- What to produce
Go through the lines below and copy each one that holds the string "this".

- Supplied data

[Start]

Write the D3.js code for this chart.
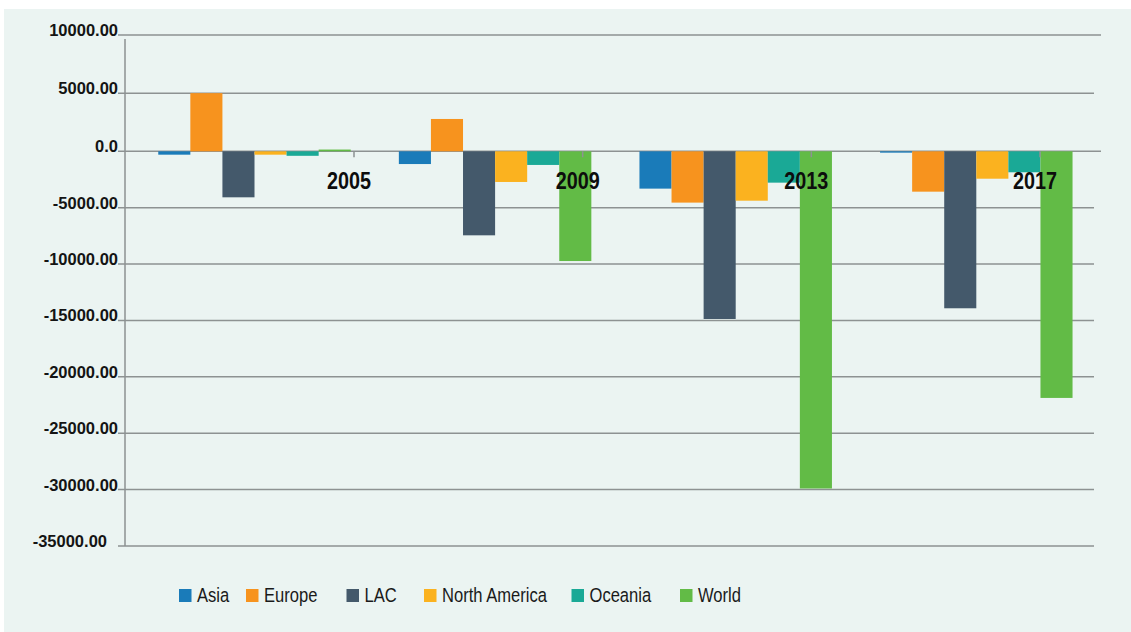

[End]
[Start]

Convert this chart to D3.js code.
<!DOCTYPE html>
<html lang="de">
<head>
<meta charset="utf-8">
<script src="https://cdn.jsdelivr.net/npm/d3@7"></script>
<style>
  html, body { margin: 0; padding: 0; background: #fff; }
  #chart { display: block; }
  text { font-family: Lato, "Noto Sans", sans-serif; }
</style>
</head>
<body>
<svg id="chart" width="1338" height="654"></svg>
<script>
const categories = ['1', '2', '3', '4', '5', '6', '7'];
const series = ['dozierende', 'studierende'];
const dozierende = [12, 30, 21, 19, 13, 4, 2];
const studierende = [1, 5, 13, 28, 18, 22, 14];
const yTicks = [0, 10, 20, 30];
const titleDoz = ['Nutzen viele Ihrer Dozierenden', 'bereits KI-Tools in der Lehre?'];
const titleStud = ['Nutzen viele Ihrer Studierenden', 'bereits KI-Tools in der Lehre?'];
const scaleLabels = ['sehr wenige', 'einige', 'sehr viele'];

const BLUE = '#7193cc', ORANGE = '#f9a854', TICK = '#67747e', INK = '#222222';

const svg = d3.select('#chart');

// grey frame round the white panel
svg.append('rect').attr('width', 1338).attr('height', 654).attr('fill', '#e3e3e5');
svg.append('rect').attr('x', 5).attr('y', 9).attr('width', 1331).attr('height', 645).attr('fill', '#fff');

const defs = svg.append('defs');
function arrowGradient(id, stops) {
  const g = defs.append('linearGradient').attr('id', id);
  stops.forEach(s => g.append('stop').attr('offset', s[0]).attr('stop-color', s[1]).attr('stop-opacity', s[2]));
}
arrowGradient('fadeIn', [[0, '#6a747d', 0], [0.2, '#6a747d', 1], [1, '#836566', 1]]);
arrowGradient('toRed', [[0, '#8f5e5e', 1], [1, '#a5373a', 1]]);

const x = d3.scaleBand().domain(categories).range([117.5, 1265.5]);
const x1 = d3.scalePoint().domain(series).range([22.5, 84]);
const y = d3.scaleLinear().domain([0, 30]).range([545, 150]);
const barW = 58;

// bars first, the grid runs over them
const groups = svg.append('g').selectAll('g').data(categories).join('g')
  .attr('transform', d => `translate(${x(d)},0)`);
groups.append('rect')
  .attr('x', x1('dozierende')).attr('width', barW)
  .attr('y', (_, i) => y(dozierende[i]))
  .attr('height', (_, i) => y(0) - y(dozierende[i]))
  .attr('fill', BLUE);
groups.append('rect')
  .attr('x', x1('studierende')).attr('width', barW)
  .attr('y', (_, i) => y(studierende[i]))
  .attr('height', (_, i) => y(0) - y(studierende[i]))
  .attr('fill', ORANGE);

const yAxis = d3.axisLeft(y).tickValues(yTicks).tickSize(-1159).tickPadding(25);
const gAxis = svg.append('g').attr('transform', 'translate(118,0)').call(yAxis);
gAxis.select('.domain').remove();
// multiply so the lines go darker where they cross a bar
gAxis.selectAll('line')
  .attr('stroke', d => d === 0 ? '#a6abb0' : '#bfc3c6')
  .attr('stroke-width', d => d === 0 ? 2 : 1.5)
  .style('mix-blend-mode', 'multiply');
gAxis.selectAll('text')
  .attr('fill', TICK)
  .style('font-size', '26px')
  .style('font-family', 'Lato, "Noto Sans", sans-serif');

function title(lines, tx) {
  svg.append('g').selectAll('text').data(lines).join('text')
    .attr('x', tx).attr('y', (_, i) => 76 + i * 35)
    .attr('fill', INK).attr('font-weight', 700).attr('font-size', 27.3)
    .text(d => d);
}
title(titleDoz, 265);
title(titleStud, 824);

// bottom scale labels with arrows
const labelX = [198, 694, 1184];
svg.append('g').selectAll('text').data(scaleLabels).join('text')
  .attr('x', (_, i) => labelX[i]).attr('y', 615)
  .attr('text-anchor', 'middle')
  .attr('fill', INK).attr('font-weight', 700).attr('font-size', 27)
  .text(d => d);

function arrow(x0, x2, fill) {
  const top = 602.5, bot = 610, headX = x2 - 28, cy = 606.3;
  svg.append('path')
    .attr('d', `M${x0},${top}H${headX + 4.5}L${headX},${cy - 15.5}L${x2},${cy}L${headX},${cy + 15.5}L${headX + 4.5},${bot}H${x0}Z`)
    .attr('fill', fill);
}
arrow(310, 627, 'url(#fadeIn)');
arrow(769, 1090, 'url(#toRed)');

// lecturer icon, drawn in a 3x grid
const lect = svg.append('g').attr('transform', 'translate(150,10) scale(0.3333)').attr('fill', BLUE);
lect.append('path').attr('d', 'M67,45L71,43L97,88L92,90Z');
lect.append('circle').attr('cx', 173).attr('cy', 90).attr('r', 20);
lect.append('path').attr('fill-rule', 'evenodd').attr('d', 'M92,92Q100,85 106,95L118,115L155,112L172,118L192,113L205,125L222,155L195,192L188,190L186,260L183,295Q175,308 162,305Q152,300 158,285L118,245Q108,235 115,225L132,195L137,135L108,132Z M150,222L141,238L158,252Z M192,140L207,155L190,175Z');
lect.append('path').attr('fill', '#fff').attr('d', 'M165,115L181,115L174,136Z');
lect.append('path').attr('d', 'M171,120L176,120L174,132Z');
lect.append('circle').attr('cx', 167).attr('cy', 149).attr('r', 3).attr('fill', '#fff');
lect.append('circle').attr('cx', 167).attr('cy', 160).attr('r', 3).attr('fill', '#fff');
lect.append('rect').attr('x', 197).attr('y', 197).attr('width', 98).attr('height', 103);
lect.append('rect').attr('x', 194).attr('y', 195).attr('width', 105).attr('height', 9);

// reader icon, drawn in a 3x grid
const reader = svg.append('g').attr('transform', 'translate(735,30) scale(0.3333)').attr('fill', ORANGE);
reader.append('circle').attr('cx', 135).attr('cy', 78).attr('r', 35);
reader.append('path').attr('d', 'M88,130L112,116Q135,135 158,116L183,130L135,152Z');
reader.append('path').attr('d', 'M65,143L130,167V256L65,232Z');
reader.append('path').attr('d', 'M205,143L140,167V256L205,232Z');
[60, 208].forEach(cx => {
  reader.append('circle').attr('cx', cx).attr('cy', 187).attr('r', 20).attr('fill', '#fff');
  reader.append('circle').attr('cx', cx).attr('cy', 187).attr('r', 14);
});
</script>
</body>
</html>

[End]
[Start]

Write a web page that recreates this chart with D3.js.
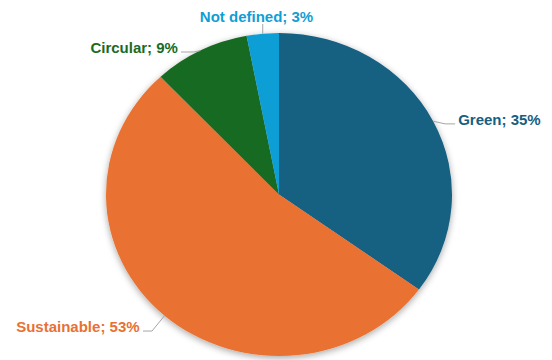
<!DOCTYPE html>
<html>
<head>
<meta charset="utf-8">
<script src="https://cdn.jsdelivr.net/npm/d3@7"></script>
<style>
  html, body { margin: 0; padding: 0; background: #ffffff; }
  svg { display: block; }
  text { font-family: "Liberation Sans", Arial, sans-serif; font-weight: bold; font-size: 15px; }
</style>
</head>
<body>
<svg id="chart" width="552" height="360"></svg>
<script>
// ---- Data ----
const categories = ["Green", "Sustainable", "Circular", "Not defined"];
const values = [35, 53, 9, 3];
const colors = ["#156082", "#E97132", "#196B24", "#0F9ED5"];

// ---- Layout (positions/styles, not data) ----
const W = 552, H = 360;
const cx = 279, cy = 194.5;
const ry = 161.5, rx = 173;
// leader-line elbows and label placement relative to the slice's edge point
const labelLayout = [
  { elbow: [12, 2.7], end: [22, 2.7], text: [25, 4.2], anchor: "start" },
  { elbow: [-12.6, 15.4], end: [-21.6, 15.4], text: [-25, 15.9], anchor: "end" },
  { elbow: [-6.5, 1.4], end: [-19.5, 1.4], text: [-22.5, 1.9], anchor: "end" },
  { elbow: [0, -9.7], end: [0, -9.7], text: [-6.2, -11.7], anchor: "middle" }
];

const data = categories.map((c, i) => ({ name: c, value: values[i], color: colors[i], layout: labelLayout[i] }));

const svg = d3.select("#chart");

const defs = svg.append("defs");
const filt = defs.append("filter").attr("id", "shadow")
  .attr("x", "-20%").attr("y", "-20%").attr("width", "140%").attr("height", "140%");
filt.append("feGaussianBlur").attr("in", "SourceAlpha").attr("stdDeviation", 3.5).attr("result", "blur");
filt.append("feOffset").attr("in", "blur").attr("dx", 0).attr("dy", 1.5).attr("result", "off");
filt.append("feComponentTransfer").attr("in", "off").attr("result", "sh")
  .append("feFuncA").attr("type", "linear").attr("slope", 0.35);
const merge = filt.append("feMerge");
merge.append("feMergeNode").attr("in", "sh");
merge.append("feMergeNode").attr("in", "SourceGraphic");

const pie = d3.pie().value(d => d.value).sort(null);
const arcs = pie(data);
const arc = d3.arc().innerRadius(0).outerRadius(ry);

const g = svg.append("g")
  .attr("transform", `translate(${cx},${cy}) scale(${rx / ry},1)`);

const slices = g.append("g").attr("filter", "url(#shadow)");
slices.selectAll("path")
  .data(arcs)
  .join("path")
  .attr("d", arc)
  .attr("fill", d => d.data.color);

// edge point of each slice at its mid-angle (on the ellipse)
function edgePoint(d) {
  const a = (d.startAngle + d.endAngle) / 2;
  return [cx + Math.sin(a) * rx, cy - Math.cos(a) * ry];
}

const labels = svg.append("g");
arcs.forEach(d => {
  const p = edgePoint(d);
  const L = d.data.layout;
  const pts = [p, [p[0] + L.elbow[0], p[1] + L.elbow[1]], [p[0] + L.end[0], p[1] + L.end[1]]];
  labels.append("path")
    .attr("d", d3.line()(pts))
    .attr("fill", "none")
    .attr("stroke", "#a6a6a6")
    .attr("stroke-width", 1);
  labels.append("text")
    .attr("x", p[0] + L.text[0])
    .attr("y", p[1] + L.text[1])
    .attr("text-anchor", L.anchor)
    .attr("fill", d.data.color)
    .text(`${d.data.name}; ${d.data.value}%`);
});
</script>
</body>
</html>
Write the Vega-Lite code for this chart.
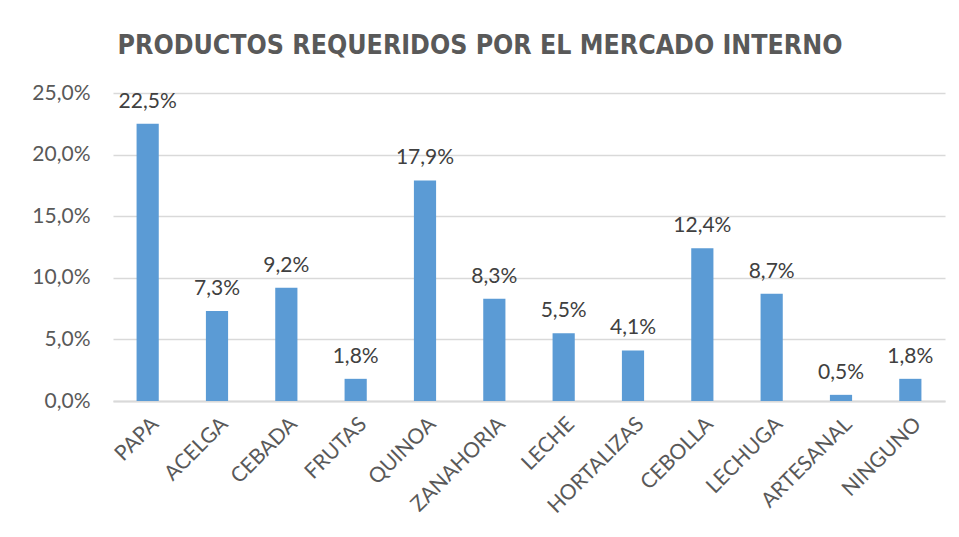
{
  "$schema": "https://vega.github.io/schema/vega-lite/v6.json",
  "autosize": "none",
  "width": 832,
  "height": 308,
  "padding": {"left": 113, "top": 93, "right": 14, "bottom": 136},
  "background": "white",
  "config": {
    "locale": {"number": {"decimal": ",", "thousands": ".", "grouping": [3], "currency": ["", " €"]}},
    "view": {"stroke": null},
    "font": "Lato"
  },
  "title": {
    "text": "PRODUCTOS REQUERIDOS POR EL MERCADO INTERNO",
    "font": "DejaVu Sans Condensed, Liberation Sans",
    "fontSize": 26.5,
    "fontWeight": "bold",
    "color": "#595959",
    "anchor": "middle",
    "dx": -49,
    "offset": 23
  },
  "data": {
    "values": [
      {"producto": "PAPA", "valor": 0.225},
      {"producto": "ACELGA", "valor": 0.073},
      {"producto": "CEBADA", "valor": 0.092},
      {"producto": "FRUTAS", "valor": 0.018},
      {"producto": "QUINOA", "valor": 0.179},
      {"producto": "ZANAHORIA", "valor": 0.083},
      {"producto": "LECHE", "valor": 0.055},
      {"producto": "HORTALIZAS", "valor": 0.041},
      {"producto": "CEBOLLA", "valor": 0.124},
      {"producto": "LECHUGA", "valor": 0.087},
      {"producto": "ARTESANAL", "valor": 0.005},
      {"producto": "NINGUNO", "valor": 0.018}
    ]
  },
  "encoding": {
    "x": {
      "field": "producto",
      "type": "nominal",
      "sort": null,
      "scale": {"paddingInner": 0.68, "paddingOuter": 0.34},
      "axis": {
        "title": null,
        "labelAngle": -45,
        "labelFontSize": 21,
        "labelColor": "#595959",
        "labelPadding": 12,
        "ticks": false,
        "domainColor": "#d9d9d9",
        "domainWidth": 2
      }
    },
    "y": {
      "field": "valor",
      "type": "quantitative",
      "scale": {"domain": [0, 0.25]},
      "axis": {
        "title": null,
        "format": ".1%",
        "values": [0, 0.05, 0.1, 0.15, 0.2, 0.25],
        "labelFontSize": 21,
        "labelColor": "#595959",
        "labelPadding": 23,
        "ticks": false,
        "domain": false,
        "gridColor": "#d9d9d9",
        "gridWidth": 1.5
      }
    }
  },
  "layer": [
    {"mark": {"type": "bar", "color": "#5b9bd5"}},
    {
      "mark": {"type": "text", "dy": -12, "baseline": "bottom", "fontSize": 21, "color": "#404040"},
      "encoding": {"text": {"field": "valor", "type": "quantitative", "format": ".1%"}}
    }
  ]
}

[End]

- Solution below
Write the D3.js code for this chart.
Convert this chart to D3.js code.
Write a web page that recreates this chart with D3.js.
Write the Vega-Lite code for this chart.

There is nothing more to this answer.